Critics often point out that Kiyosaki’s advice can be dangerously oversimplified for the average person. Many of his strategies involve high levels of risk and debt, which can lead to total financial ruin if a market crash happens at the wrong time. He also assumes that everyone has the stomach for the pressure of being an entrepreneur or a professional investor. For someone with low risk tolerance, paying yourself first while ignoring bill collectors could lead to lawsuits and destroyed credit. While the principles are sound, they require a level of financial sophistication and mental toughness that takes years to build, making them less "easy" than the books often suggest.
Achieving financial freedom is possible when you prioritize portfolio and passive income over a standard paycheck. The rich don't work for money; they create it through agreements and assets. If you want more money, start by changing your thinking and investing in your mind. Pick one small asset class, like a single-family rental or a low-cost index fund, and study it until you understand exactly how it generates cash flow.
The most critical step is self-discipline, specifically the habit of paying yourself first. Without the ability to manage your cash flow and prioritize your asset column over your expenses, you'll never have the capital needed to invest. Wealth isn't about how much you earn, but how much you keep and put to work for your future.

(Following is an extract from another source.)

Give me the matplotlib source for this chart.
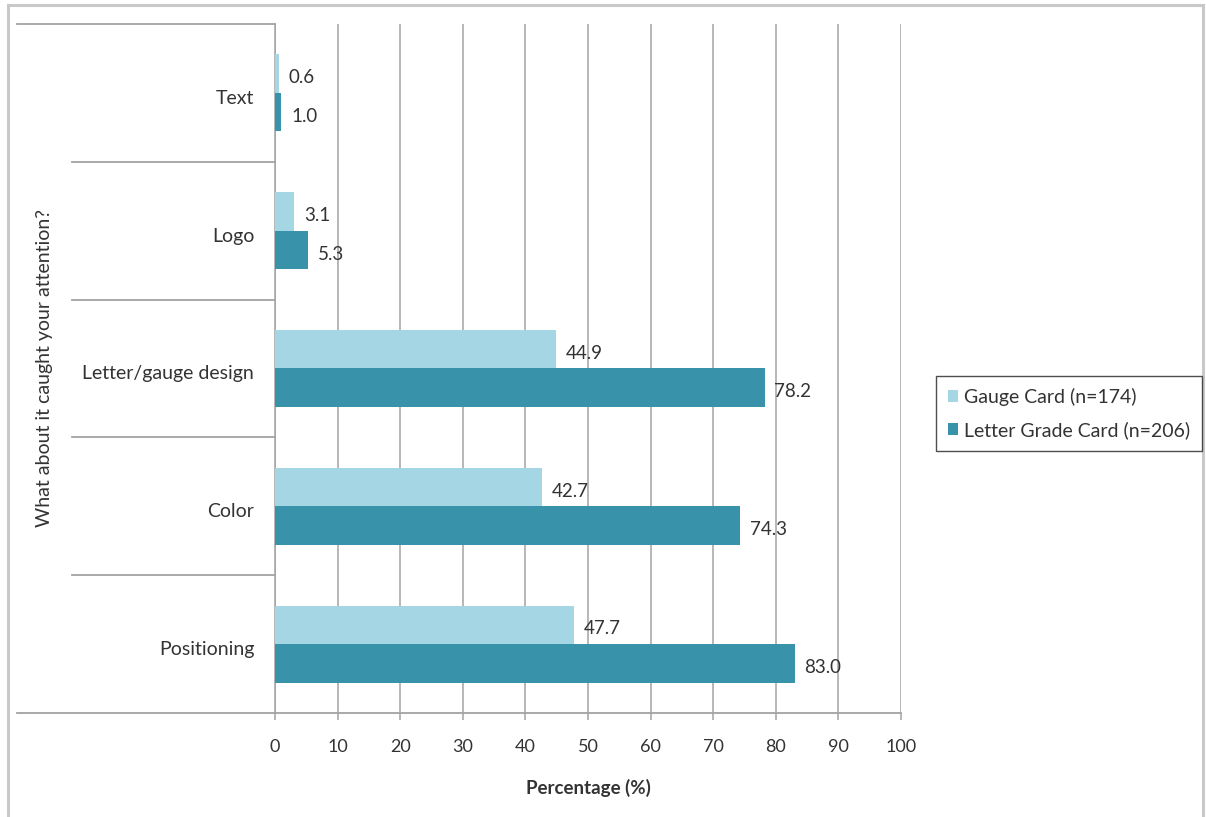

Starting as an investor begins with your mind, not your wallet. If you have no capital, invest your time in learning. Read books, attend free seminars, and talk to people who have already achieved what you want. Once you have the knowledge to identify a great deal, you can learn to raise money from others who have the capital but lack the expertise.
Investing is only risky when you don't know what you are doing. The rich dad philosophy emphasizes financial education as the primary tool to reduce risk. By mastering accounting, investing, and market laws, you can identify which deals are safe and which are dangerous. Risk comes from a lack of technical knowledge, not the investment vehicle itself.
The suggestion is to reward professionals who provide you with valuable information and make you money. While people often tip 15% to 20% for a meal, they try to cut the commissions of the people who help them build their asset column. A good broker is an asset because their expertise saves you time and leads you to profitable opportunities.